● **Written exercise**
Omit the pictures from the entries below and retype everything else exactly.

● **Entries shown**

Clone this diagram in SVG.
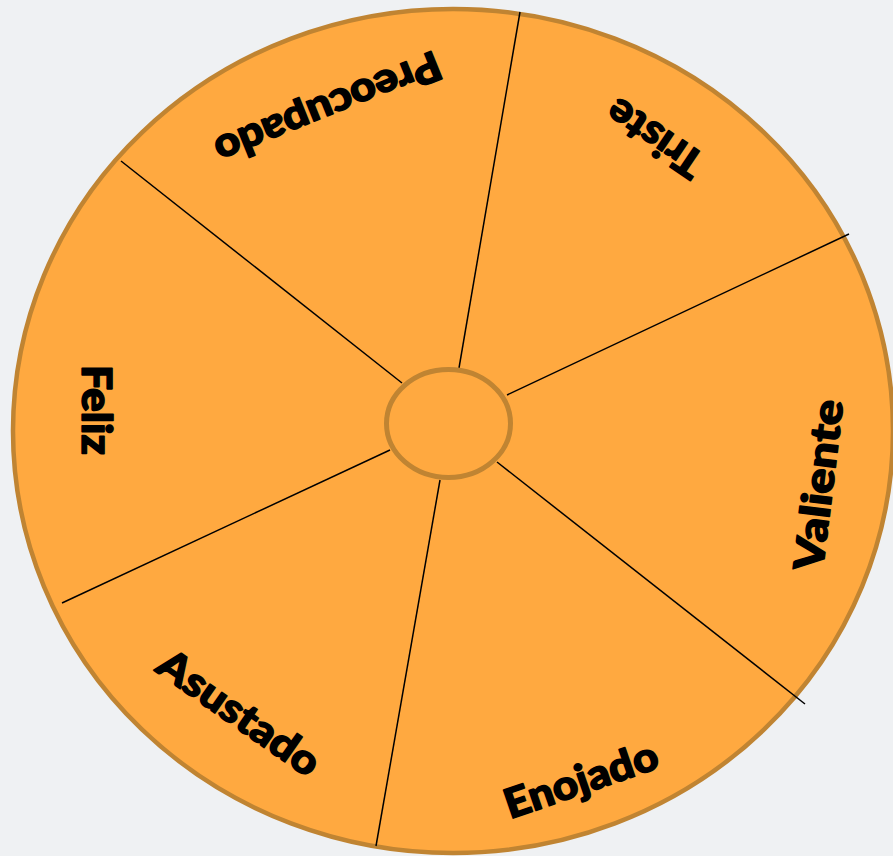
<svg xmlns="http://www.w3.org/2000/svg" width="893" height="856" viewBox="0 0 893 856">
<style>
.lbl{font-family:Lato,"Liberation Sans",sans-serif;font-weight:900;font-size:41px;fill:#000;stroke:#000;stroke-width:1.5;stroke-linejoin:round;text-anchor:middle}
.spoke{stroke:#000;stroke-width:1.5;fill:none}
</style>
<rect width="893" height="856" fill="#eff1f3"/>
<g id="wheel">
<ellipse cx="453" cy="431" rx="440" ry="422" fill="#ffa940" stroke="#c08432" stroke-width="4.5"/>
</g>
<g id="connectors">
<line class="spoke" x1="520" y1="12" x2="459" y2="368"/>
<line class="spoke" x1="440" y1="480" x2="376" y2="846"/>
<line class="spoke" x1="849" y1="234" x2="507" y2="395"/>
<line class="spoke" x1="390" y1="450" x2="62" y2="603"/>
<line class="spoke" x1="121" y1="161" x2="402" y2="383"/>
<line class="spoke" x1="497" y1="462" x2="805" y2="704"/>
</g>
<g id="hub">
<ellipse cx="448.5" cy="423.5" rx="62" ry="54" fill="#ffa940" stroke="#c08432" stroke-width="5"/>
</g>
<g id="preocupado"><text class="lbl" transform="translate(328,108) rotate(158)" dy="14" textLength="240" lengthAdjust="spacingAndGlyphs">Preocupado</text></g>
<g id="triste"><text class="lbl" transform="translate(655,138) rotate(214)" dy="14" textLength="108" lengthAdjust="spacingAndGlyphs">Triste</text></g>
<g id="valiente"><text class="lbl" transform="translate(819,485) rotate(-83)" dy="14" textLength="172" lengthAdjust="spacingAndGlyphs">Valiente</text></g>
<g id="enojado"><text class="lbl" transform="translate(581,780) rotate(-19)" dy="14" textLength="160" lengthAdjust="spacingAndGlyphs">Enojado</text></g>
<g id="asustado"><text class="lbl" transform="translate(239,713) rotate(35)" dy="14" textLength="188" lengthAdjust="spacingAndGlyphs">Asustado</text></g>
<g id="feliz"><text class="lbl" transform="translate(96,410) rotate(90)" dy="14" textLength="90" lengthAdjust="spacingAndGlyphs">Feliz</text></g>
</svg>
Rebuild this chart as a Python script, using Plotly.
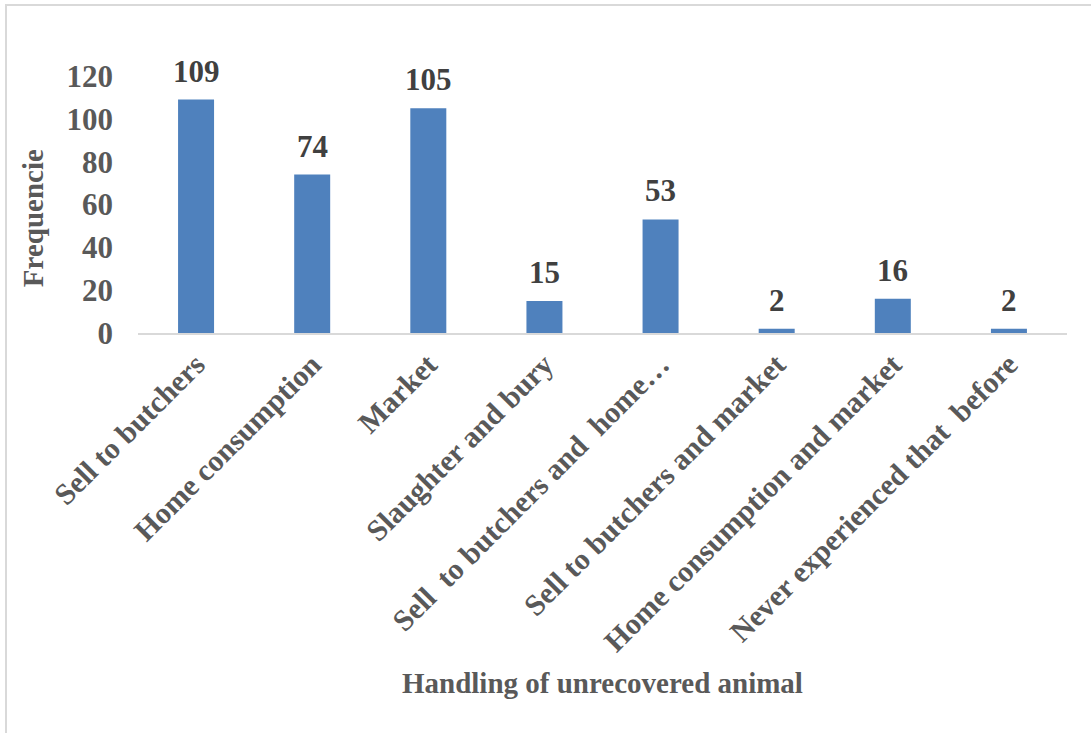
import plotly.graph_objects as go

categories = [
    "Sell to butchers",
    "Home consumption",
    "Market",
    "Slaughter and bury",
    "Sell  to butchers and  home…",
    "Sell to butchers and market",
    "Home consumption and market",
    "Never experienced that  before",
]
values = [109, 74, 105, 15, 53, 2, 16, 2]
y_ticks = [0, 20, 40, 60, 80, 100, 120]

FONT = "Liberation Serif, Times New Roman, serif"

fig = go.Figure(
    go.Bar(
        x=categories,
        y=values,
        marker=dict(color="#4F81BD", line=dict(width=0)),
        width=0.31,
    )
)

annotations = [
    dict(
        x=c,
        y=v,
        xref="x",
        yref="y",
        text=f"<b>{v}</b>",
        showarrow=False,
        yanchor="bottom",
        yshift=9,
        font=dict(family=FONT, size=31, color="#404040"),
    )
    for c, v in zip(categories, values)
]
annotations.append(
    dict(
        x=0.5,
        y=-1.362,
        xref="paper",
        yref="paper",
        text="<b>Handling of unrecovered animal</b>",
        showarrow=False,
        xanchor="center",
        yanchor="middle",
        font=dict(family=FONT, size=29, color="#595959"),
    )
)
annotations.append(
    dict(
        x=-0.113,
        y=0.447,
        xref="paper",
        yref="paper",
        text="<b>Frequencie</b>",
        textangle=-90,
        showarrow=False,
        xanchor="center",
        yanchor="middle",
        font=dict(family=FONT, size=29, color="#595959"),
    )
)

fig.update_layout(
    width=1091,
    height=733,
    margin=dict(l=138, r=24, t=76, b=400),
    paper_bgcolor="white",
    plot_bgcolor="white",
    showlegend=False,
    font=dict(family=FONT, color="#595959"),
    xaxis=dict(
        tickangle=-45,
        tickfont=dict(family=FONT, size=30, color="#595959", weight="bold"),
        showline=True,
        linecolor="#D9D9D9",
        linewidth=2,
        showgrid=False,
        ticks="",
        automargin=False,
    ),
    yaxis=dict(
        range=[0, 120],
        tickvals=y_ticks,
        tickfont=dict(family=FONT, size=31, color="#595959", weight="bold"),
        showline=False,
        showgrid=False,
        zeroline=False,
        ticks="",
        ticklabelstandoff=24,
        automargin=False,
    ),
    annotations=annotations,
    shapes=[
        dict(
            type="rect",
            xref="paper",
            yref="paper",
            x0=-0.1421,
            x1=1.05,
            y0=-1.7,
            y1=1.276,
            line=dict(color="#D9D9D9", width=2),
            fillcolor="rgba(0,0,0,0)",
            layer="below",
        )
    ],
)

fig.write_html("out.html")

● **Answer to this task**
Clone this diagram in SVG.
<svg xmlns="http://www.w3.org/2000/svg" width="893" height="856" viewBox="0 0 893 856">
<style>
.lbl{font-family:Lato,"Liberation Sans",sans-serif;font-weight:900;font-size:41px;fill:#000;stroke:#000;stroke-width:1.5;stroke-linejoin:round;text-anchor:middle}
.spoke{stroke:#000;stroke-width:1.5;fill:none}
</style>
<rect width="893" height="856" fill="#eff1f3"/>
<g id="wheel">
<ellipse cx="453" cy="431" rx="440" ry="422" fill="#ffa940" stroke="#c08432" stroke-width="4.5"/>
</g>
<g id="connectors">
<line class="spoke" x1="520" y1="12" x2="459" y2="368"/>
<line class="spoke" x1="440" y1="480" x2="376" y2="846"/>
<line class="spoke" x1="849" y1="234" x2="507" y2="395"/>
<line class="spoke" x1="390" y1="450" x2="62" y2="603"/>
<line class="spoke" x1="121" y1="161" x2="402" y2="383"/>
<line class="spoke" x1="497" y1="462" x2="805" y2="704"/>
</g>
<g id="hub">
<ellipse cx="448.5" cy="423.5" rx="62" ry="54" fill="#ffa940" stroke="#c08432" stroke-width="5"/>
</g>
<g id="preocupado"><text class="lbl" transform="translate(328,108) rotate(158)" dy="14" textLength="240" lengthAdjust="spacingAndGlyphs">Preocupado</text></g>
<g id="triste"><text class="lbl" transform="translate(655,138) rotate(214)" dy="14" textLength="108" lengthAdjust="spacingAndGlyphs">Triste</text></g>
<g id="valiente"><text class="lbl" transform="translate(819,485) rotate(-83)" dy="14" textLength="172" lengthAdjust="spacingAndGlyphs">Valiente</text></g>
<g id="enojado"><text class="lbl" transform="translate(581,780) rotate(-19)" dy="14" textLength="160" lengthAdjust="spacingAndGlyphs">Enojado</text></g>
<g id="asustado"><text class="lbl" transform="translate(239,713) rotate(35)" dy="14" textLength="188" lengthAdjust="spacingAndGlyphs">Asustado</text></g>
<g id="feliz"><text class="lbl" transform="translate(96,410) rotate(90)" dy="14" textLength="90" lengthAdjust="spacingAndGlyphs">Feliz</text></g>
</svg>
Rebuild this chart as a Python script, using Plotly.
import plotly.graph_objects as go

categories = [
    "Sell to butchers",
    "Home consumption",
    "Market",
    "Slaughter and bury",
    "Sell  to butchers and  home…",
    "Sell to butchers and market",
    "Home consumption and market",
    "Never experienced that  before",
]
values = [109, 74, 105, 15, 53, 2, 16, 2]
y_ticks = [0, 20, 40, 60, 80, 100, 120]

FONT = "Liberation Serif, Times New Roman, serif"

fig = go.Figure(
    go.Bar(
        x=categories,
        y=values,
        marker=dict(color="#4F81BD", line=dict(width=0)),
        width=0.31,
    )
)

annotations = [
    dict(
        x=c,
        y=v,
        xref="x",
        yref="y",
        text=f"<b>{v}</b>",
        showarrow=False,
        yanchor="bottom",
        yshift=9,
        font=dict(family=FONT, size=31, color="#404040"),
    )
    for c, v in zip(categories, values)
]
annotations.append(
    dict(
        x=0.5,
        y=-1.362,
        xref="paper",
        yref="paper",
        text="<b>Handling of unrecovered animal</b>",
        showarrow=False,
        xanchor="center",
        yanchor="middle",
        font=dict(family=FONT, size=29, color="#595959"),
    )
)
annotations.append(
    dict(
        x=-0.113,
        y=0.447,
        xref="paper",
        yref="paper",
        text="<b>Frequencie</b>",
        textangle=-90,
        showarrow=False,
        xanchor="center",
        yanchor="middle",
        font=dict(family=FONT, size=29, color="#595959"),
    )
)

fig.update_layout(
    width=1091,
    height=733,
    margin=dict(l=138, r=24, t=76, b=400),
    paper_bgcolor="white",
    plot_bgcolor="white",
    showlegend=False,
    font=dict(family=FONT, color="#595959"),
    xaxis=dict(
        tickangle=-45,
        tickfont=dict(family=FONT, size=30, color="#595959", weight="bold"),
        showline=True,
        linecolor="#D9D9D9",
        linewidth=2,
        showgrid=False,
        ticks="",
        automargin=False,
    ),
    yaxis=dict(
        range=[0, 120],
        tickvals=y_ticks,
        tickfont=dict(family=FONT, size=31, color="#595959", weight="bold"),
        showline=False,
        showgrid=False,
        zeroline=False,
        ticks="",
        ticklabelstandoff=24,
        automargin=False,
    ),
    annotations=annotations,
    shapes=[
        dict(
            type="rect",
            xref="paper",
            yref="paper",
            x0=-0.1421,
            x1=1.05,
            y0=-1.7,
            y1=1.276,
            line=dict(color="#D9D9D9", width=2),
            fillcolor="rgba(0,0,0,0)",
            layer="below",
        )
    ],
)

fig.write_html("out.html")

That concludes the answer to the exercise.